• Work required: Starting at the first line of the listing below, repeat each line up to and including the one containing "import numpy as np". Leave out pictures.

• Provided material:
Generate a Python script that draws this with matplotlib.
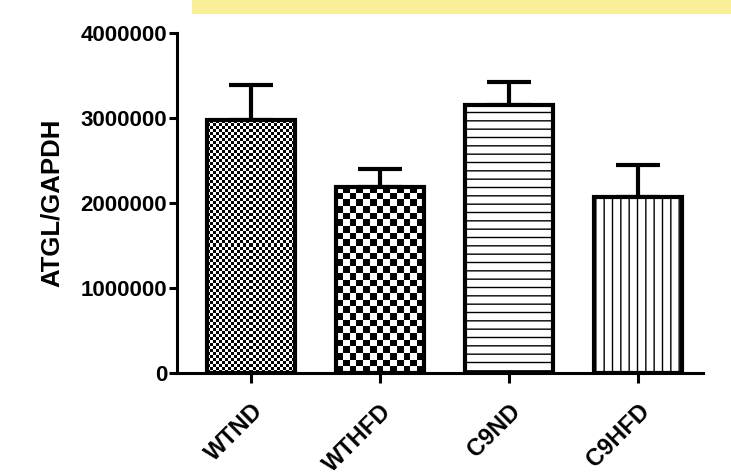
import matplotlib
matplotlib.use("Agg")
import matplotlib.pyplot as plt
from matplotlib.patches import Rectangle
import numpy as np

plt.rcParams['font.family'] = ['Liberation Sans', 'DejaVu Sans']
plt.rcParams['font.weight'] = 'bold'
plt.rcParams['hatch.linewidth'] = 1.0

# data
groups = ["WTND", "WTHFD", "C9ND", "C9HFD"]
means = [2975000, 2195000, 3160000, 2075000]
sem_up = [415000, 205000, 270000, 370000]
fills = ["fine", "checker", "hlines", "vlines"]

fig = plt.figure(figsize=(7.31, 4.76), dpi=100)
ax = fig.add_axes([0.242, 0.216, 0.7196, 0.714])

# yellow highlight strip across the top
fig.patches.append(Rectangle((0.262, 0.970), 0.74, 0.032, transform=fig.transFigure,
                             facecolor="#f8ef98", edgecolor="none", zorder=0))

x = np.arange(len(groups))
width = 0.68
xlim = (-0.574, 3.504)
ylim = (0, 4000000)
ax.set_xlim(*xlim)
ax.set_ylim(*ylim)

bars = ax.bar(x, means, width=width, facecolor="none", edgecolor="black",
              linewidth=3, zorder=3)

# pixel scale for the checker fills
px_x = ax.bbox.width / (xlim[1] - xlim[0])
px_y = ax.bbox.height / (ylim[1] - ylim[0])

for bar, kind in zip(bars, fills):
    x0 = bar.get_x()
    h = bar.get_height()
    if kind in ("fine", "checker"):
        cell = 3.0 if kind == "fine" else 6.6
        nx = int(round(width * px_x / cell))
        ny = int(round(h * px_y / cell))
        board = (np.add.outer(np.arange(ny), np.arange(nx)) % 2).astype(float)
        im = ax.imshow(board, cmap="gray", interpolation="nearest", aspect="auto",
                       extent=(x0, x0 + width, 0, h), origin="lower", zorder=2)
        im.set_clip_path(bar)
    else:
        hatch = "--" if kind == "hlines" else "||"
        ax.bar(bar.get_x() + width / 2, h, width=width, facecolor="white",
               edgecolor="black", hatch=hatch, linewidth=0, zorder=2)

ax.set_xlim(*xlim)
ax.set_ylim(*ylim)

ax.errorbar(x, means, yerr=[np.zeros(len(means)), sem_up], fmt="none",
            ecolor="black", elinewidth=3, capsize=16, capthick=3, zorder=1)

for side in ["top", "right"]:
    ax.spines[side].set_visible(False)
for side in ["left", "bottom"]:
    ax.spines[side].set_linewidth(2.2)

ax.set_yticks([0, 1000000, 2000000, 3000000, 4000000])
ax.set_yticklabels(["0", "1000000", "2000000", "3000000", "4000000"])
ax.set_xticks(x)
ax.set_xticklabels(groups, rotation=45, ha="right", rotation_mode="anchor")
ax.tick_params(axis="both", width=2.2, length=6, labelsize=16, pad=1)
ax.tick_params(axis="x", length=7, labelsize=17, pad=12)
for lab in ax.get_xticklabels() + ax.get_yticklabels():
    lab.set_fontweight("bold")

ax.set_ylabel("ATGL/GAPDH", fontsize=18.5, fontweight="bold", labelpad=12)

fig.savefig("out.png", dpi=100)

• Full output:
Generate a Python script that draws this with matplotlib.
import matplotlib
matplotlib.use("Agg")
import matplotlib.pyplot as plt
from matplotlib.patches import Rectangle
import numpy as np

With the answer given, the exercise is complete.